What is expected ▸ Wherever a line holds the word "with", copy that line out.
### Available records ###
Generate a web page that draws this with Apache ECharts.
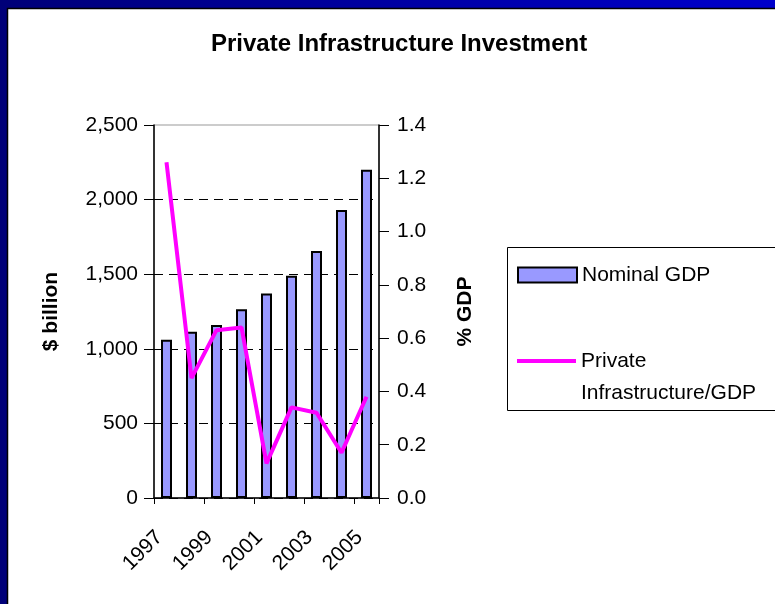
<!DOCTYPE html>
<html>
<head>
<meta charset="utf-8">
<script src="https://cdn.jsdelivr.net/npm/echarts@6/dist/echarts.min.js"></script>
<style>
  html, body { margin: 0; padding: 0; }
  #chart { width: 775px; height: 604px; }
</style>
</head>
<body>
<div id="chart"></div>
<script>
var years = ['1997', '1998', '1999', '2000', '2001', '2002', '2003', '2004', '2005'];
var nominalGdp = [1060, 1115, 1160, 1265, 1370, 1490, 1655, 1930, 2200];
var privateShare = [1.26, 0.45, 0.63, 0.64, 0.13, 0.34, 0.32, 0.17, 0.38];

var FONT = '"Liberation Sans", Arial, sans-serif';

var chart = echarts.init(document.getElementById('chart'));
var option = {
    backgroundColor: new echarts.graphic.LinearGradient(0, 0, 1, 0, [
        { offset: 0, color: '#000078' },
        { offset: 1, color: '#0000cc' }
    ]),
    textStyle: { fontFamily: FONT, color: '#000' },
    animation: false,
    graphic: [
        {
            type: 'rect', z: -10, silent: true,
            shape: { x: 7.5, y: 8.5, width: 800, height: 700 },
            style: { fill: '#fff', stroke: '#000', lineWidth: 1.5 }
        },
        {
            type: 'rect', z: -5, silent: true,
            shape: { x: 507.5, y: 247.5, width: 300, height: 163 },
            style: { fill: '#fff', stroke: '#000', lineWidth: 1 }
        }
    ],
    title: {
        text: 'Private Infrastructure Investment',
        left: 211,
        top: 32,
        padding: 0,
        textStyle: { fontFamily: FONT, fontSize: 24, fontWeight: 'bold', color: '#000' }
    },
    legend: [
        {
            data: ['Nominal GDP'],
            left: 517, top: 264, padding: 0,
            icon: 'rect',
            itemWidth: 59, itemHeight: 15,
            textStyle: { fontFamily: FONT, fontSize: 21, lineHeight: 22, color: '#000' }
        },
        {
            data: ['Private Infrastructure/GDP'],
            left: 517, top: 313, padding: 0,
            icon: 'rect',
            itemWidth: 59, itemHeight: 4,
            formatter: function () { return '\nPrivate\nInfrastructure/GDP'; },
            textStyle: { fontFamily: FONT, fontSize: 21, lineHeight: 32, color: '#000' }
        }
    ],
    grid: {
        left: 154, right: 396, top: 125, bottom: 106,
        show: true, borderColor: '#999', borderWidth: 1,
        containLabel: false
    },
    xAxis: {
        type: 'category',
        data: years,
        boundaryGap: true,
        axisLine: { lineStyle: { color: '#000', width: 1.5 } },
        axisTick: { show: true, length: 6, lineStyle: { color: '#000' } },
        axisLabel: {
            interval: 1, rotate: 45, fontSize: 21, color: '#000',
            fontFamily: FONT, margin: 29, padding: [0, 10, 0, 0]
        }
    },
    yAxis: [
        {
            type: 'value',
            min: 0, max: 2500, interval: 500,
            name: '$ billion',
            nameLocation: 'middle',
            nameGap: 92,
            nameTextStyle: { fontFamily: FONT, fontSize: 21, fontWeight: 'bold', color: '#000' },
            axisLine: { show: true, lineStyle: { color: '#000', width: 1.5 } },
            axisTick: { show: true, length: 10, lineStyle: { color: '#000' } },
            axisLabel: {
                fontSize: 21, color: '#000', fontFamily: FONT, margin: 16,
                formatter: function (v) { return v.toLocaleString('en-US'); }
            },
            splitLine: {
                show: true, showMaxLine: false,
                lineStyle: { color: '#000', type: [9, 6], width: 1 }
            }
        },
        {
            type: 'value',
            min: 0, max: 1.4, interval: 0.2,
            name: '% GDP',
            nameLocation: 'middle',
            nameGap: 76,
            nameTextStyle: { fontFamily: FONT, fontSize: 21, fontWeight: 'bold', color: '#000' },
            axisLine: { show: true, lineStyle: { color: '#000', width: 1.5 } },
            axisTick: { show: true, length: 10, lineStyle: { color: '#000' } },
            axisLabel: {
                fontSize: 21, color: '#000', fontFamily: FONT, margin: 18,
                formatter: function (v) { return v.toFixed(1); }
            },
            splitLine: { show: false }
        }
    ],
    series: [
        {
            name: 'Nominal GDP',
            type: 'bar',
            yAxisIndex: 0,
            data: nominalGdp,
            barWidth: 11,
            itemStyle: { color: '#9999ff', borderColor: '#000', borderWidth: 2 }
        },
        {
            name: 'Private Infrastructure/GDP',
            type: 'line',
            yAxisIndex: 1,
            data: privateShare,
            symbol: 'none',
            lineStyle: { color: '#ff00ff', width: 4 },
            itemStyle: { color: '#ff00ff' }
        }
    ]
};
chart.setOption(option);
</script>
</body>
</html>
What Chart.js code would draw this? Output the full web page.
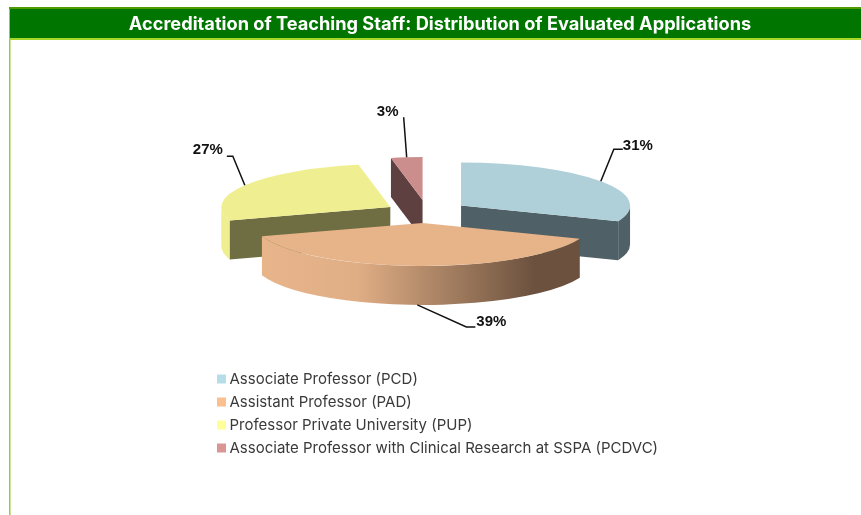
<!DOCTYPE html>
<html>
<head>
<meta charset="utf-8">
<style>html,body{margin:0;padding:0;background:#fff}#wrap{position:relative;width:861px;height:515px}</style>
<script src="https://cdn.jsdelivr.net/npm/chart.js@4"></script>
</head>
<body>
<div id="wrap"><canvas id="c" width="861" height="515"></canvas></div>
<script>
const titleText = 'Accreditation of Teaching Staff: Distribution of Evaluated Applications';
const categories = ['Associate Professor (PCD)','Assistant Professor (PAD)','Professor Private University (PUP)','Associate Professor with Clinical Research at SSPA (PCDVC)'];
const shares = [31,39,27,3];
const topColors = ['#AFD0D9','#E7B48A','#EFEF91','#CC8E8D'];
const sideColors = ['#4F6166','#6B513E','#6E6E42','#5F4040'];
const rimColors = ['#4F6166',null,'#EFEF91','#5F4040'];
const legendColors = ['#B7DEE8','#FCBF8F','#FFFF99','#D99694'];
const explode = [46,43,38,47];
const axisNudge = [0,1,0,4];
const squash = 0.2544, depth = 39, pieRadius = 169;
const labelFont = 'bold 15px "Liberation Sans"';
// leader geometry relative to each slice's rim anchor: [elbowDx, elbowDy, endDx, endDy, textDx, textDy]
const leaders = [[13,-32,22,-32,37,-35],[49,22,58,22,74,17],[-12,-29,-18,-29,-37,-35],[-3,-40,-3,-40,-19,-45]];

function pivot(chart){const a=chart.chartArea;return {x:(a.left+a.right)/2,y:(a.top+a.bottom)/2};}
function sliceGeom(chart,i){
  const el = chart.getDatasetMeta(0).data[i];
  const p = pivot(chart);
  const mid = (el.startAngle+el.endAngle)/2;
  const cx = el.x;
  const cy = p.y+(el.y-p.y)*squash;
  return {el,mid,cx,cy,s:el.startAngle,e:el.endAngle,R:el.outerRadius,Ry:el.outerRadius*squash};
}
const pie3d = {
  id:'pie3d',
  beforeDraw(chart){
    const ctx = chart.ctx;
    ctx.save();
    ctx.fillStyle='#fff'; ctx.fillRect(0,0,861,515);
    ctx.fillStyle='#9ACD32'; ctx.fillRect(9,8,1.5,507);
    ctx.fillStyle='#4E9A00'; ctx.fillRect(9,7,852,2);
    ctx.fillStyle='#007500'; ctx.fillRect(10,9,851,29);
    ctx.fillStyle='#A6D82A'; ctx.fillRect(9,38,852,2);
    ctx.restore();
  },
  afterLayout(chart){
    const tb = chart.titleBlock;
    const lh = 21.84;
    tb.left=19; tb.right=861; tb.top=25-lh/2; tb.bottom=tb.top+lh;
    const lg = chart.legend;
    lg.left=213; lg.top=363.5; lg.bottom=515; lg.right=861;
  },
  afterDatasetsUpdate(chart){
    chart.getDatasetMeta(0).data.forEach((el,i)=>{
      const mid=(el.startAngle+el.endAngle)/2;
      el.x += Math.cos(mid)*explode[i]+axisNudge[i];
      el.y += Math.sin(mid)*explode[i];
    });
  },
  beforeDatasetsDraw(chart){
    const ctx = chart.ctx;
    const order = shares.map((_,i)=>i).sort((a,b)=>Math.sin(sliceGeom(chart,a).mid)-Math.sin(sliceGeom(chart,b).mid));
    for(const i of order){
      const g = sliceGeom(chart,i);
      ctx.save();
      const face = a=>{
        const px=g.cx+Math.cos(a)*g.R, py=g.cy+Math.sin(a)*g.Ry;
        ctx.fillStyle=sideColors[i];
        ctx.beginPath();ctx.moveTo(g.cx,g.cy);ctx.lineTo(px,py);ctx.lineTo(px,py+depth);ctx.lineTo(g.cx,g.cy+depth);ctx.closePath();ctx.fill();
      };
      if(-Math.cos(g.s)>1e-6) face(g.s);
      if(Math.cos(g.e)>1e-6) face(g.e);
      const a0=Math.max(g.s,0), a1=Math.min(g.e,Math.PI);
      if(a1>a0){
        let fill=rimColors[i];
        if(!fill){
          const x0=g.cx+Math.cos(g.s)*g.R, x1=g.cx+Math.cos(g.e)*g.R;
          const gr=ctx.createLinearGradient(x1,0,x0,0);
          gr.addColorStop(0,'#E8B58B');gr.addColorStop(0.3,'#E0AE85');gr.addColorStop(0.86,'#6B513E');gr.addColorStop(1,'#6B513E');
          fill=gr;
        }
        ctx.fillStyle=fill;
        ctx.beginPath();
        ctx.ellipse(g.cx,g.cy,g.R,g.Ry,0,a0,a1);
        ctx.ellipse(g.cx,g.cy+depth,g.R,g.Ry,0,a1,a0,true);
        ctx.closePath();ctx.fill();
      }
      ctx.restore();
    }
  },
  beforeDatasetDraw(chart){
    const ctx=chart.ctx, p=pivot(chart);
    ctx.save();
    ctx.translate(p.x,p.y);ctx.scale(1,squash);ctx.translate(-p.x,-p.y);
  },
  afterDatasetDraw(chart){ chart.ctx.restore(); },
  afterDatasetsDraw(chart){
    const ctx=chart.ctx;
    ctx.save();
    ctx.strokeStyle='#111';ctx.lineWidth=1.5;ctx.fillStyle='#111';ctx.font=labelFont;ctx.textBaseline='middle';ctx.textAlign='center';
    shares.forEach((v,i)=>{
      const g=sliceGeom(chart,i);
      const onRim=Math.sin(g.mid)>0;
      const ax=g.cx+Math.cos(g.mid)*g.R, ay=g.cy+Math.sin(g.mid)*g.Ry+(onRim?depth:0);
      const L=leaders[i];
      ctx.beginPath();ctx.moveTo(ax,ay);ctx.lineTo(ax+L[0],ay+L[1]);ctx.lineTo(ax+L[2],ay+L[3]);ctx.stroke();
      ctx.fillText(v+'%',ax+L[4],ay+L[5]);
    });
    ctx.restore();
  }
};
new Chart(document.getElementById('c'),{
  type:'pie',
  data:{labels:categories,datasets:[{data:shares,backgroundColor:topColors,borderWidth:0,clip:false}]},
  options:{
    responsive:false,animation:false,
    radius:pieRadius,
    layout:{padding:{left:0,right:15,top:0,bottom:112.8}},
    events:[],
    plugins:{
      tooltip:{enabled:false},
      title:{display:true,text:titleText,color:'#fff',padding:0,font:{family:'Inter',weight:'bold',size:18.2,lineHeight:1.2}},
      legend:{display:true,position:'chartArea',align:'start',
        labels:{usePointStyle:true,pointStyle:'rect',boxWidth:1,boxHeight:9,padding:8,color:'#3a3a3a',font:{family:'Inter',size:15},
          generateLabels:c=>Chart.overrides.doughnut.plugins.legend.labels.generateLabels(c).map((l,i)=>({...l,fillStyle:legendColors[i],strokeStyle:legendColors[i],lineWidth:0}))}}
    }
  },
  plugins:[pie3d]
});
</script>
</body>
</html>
###
Output of the task ▸
Generate a web page that draws this with Apache ECharts.
const categories = ['Associate Professor (PCD)','Assistant Professor (PAD)','Professor Private University (PUP)','Associate Professor with Clinical Research at SSPA (PCDVC)'];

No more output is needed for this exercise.